WealthManagement.com posted an article titled Rob Arnott Says You’ll Be Sorry For Ignoring Smart Beta Warnings. Arnott notes that part of the outperformance broadly speaking has come from money flowing into these funds creating something of a self-fulfilling cycle. As a reminder, Arnott was very early to smart beta (or any of the other terms you like better), launching a four factor ETF in 2005.

In the article, there are several references to smart beta strategies “trading rich” which is obviously a valuation issue. He says price matters which is hard to disagree with. He gave one example about performance chasing where factors like low-volatility can become dangerously expensive. Indeed, they’re already down 12 percent since August, according to a Dow Jones U.S. market-neutral basket.

I am not sure what that means. The article is current so looking at six months of data, the S&P 500 is up a little over 7% and the two largest low volatility ETFs tracking large cap domestic equities (naming names is tricky for compliance reasons) were up a little over 1%. Clearly a lag but six months isn’t a long period of time. For five years, there’s a different story, the S&P 500 is up 72% and the two ETFs were up 64% and 70% respectively.

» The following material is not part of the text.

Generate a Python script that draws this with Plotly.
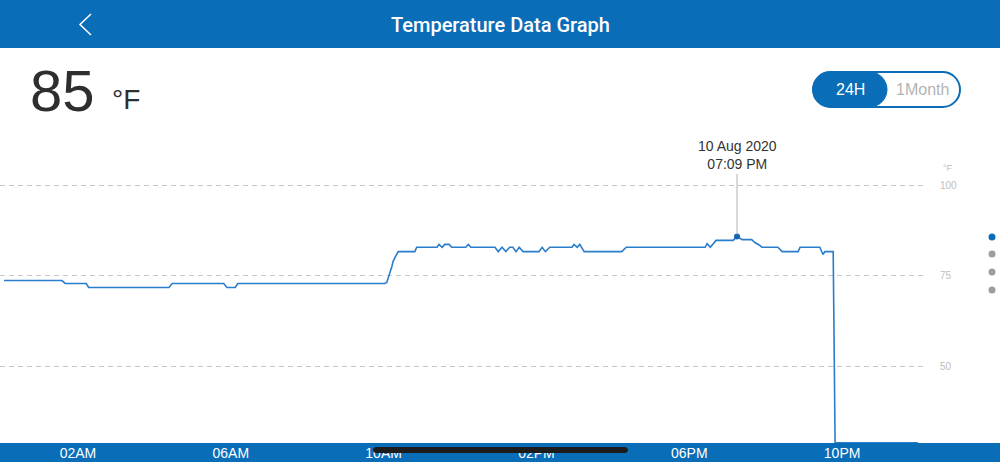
import plotly.graph_objects as go

# ---------------- data ----------------
DAY = "2020-08-10"
times = ["00:04", "01:35", "01:40", "02:13", "02:17", "04:23", "04:28", "05:49", "05:54",
         "06:07", "06:11", "10:02", "10:05", "10:08", "10:10", "10:13", "10:15", "10:18",
         "10:21", "10:23", "10:49", "10:52", "11:24", "11:27", "11:32", "11:36", "11:43",
         "11:47", "12:09", "12:13", "12:17", "12:55", "13:00", "13:06", "13:12", "13:18",
         "13:23", "13:28", "13:33", "13:39", "14:04", "14:09", "14:14", "14:21", "14:56",
         "14:59", "15:04", "15:08", "15:15", "16:14", "16:21", "18:25", "18:28", "18:33",
         "18:42", "19:09", "19:15", "19:23", "19:38", "19:43", "19:51", "19:54", "20:19",
         "20:26", "20:51", "20:54", "21:25", "21:30", "21:33", "21:46", "21:49", "23:59"]
temps_f = [73.6, 73.6, 72.8, 72.8, 71.7, 71.7, 72.8, 72.8, 71.7,
           71.7, 72.8, 72.8, 73.1, 74.5, 75.8, 77.5, 78.9, 80.0,
           80.8, 81.6, 81.6, 82.8, 82.8, 83.6, 82.8, 83.6, 83.6,
           82.8, 82.8, 83.6, 82.8, 82.8, 81.6, 82.8, 81.6, 82.8,
           82.8, 81.6, 82.8, 81.6, 81.6, 82.8, 81.6, 82.8, 82.8,
           83.6, 82.8, 83.6, 81.6, 81.6, 82.8, 82.8, 83.8, 82.8,
           84.7, 84.7, 85.8, 84.9, 84.9, 84.1, 83.3, 82.8, 82.8,
           81.6, 81.6, 82.8, 82.8, 80.8, 81.6, 81.6, 28.8, 28.8]

tick_times = ["02:00", "06:00", "10:00", "14:00", "18:00", "22:00"]
tick_labels = ["02AM", "06AM", "10AM", "02PM", "06PM", "10PM"]
y_ticks = [50, 75, 100]
y_tick_labels = ["50", "75", "100"]

title_text = "Temperature Data Graph"
current_temp = "85"
unit_text = "°F"
tooltip_date = "10 Aug 2020"
tooltip_time = "07:09 PM"
range_buttons = ["24H", "1Month"]

x_range = ["2020-08-09 23:57:40", "2020-08-11 00:10:10"]
y_range = [28.73, 112.43]

# ---------------- layout helpers ----------------
W, H = 1000, 462
L, R, T, B = 0, 75, 140, 19
PW = W - L - R
PH = H - T - B

BLUE = "#0a6db8"
LINE_BLUE = "#2a7dcb"


def px(x):
    return (x - L) / PW


def py(y):
    return (H - B - y) / PH


def pt(x, y):
    return f"{px(x):.5f},{py(y):.5f}"


def pill_path(x0, y0, x1, y1):
    r = (y1 - y0) / 2.0
    k = 0.5523 * r
    return (
        f"M {pt(x0 + r, y0)} L {pt(x1 - r, y0)} "
        f"C {pt(x1 - r + k, y0)} {pt(x1, y0 + r - k)} {pt(x1, y0 + r)} "
        f"C {pt(x1, y0 + r + k)} {pt(x1 - r + k, y1)} {pt(x1 - r, y1)} "
        f"L {pt(x0 + r, y1)} "
        f"C {pt(x0 + r - k, y1)} {pt(x0, y0 + r + k)} {pt(x0, y0 + r)} "
        f"C {pt(x0, y0 + r - k)} {pt(x0 + r - k, y0)} {pt(x0 + r, y0)} Z"
    )


x_vals = [f"{DAY} {t}" for t in times]
peak_i = max(range(len(temps_f)), key=lambda k: temps_f[k])

fig = go.Figure()
fig.add_trace(go.Scatter(
    x=x_vals, y=temps_f, mode="lines",
    line=dict(color=LINE_BLUE, width=1.6),
    hoverinfo="skip", showlegend=False,
))
fig.add_trace(go.Scatter(
    x=[x_vals[peak_i]], y=[temps_f[peak_i]], mode="markers",
    marker=dict(color="#1664b2", size=6),
    hoverinfo="skip", showlegend=False,
))

shapes = []
# header band
shapes.append(dict(type="rect", xref="paper", yref="paper",
                   x0=px(0), x1=px(W), y0=py(48), y1=py(0),
                   fillcolor=BLUE, line=dict(width=0), layer="below"))
# bottom band
shapes.append(dict(type="rect", xref="paper", yref="paper",
                   x0=px(0), x1=px(W), y0=py(H), y1=py(443),
                   fillcolor=BLUE, line=dict(width=0), layer="below"))
# back chevron
shapes.append(dict(type="path", xref="paper", yref="paper",
                   path=f"M {pt(91, 14)} L {pt(80, 24.5)} L {pt(91, 35)}",
                   line=dict(color="white", width=1.5), layer="above"))
# toggle
shapes.append(dict(type="path", xref="paper", yref="paper",
                   path=pill_path(813, 72, 960, 107),
                   fillcolor="white", line=dict(color=BLUE, width=2), layer="above"))
shapes.append(dict(type="path", xref="paper", yref="paper",
                   path=pill_path(813, 72, 887, 107),
                   fillcolor=BLUE, line=dict(color=BLUE, width=1), layer="above"))
# page dots
for i, yy in enumerate([237, 254, 272, 290]):
    col = BLUE if i == 0 else "#9e9e9e"
    shapes.append(dict(type="circle", xref="paper", yref="paper",
                       x0=px(988.5), x1=px(995.5), y0=py(yy + 3.5), y1=py(yy - 3.5),
                       fillcolor=col, line=dict(width=0), layer="above"))
# home indicator
shapes.append(dict(type="path", xref="paper", yref="paper",
                   path=pill_path(373, 447, 628, 453),
                   fillcolor="#1c1c1c", line=dict(width=0), layer="above"))

FONT = "Liberation Sans, Arial, sans-serif"
annotations = [
    dict(text=title_text, xref="paper", yref="paper", x=px(500), y=py(25),
         xanchor="center", yanchor="middle", showarrow=False,
         font=dict(family="Roboto", size=20, color="white", weight=500)),
    dict(text=current_temp, xref="paper", yref="paper", x=px(28), y=py(91),
         xanchor="left", yanchor="middle", showarrow=False,
         font=dict(family=FONT, size=58, color="#2e2e2e")),
    dict(text=unit_text, xref="paper", yref="paper", x=px(110), y=py(100),
         xanchor="left", yanchor="middle", showarrow=False,
         font=dict(family=FONT, size=28, color="#2e2e2e")),
    dict(text=range_buttons[0], xref="paper", yref="paper", x=px(850), y=py(89.5),
         xanchor="center", yanchor="middle", showarrow=False,
         font=dict(family=FONT, size=16, color="white")),
    dict(text=range_buttons[1], xref="paper", yref="paper", x=px(922), y=py(89.5),
         xanchor="center", yanchor="middle", showarrow=False,
         font=dict(family=FONT, size=16, color="#b4b4b4")),
    dict(text=unit_text, xref="paper", yref="paper", x=px(948), y=py(168),
         xanchor="center", yanchor="middle", showarrow=False,
         font=dict(family=FONT, size=9, color="#bdbdbd")),
    dict(text=f"{tooltip_date}<br>{tooltip_time}", xref="x", yref="y",
         x=x_vals[peak_i], y=temps_f[peak_i], showarrow=True,
         arrowhead=0, arrowwidth=1, arrowcolor="#b0b0b0", ax=0, ay=-81,
         standoff=2, align="center",
         font=dict(family=FONT, size=14, color="#333333")),
]

fig.update_layout(
    width=W, height=H, autosize=False,
    margin=dict(l=L, r=R, t=T, b=B, pad=0),
    paper_bgcolor="white", plot_bgcolor="rgba(0,0,0,0)",
    showlegend=False,
    shapes=shapes, annotations=annotations,
    xaxis=dict(
        type="date", range=x_range,
        tickvals=[f"{DAY} {t}" for t in tick_times], ticktext=tick_labels,
        tickfont=dict(family=FONT, size=14, color="white"),
        showgrid=False, zeroline=False, showline=False, ticks="",
        fixedrange=True,
    ),
    yaxis=dict(
        range=y_range, side="right",
        tickvals=y_ticks, ticktext=y_tick_labels,
        tickfont=dict(family=FONT, size=10, color="#bdbdbd"),
        showgrid=True, gridcolor="#c8c8c8", gridwidth=1, griddash="5px,4px",
        zeroline=False, showline=False, ticks="outside", ticklen=12,
        tickcolor="rgba(0,0,0,0)", fixedrange=True,
    ),
)

fig.write_html("out.html", config={"displayModeBar": False})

Arnott goes on to say he sees this performance chasing as a looming catastrophe for buyers. This seems very unlikely. The downside here is that a given strategy will lag the broad market for an extended period. Taking a very simplistic example between a large cap value strategy and the index, one must outperform and one must lag. There isn’t a scenario where, sticking with the word catastrophe, a value oriented smart beta goes down 40% while the S&P 500 goes up 10%. It would be easy to see that value oriented smart beta up 5% or flat in an up 10% world which isn’t catastrophic unless you have an inordinately low tolerance.

We have said before that if you’re going to pick one of these you have to stick with it as value, sticking with the same example, will most certainly rotate back into favor and outperform for some period and then the pendulum would swing back to growth and so on.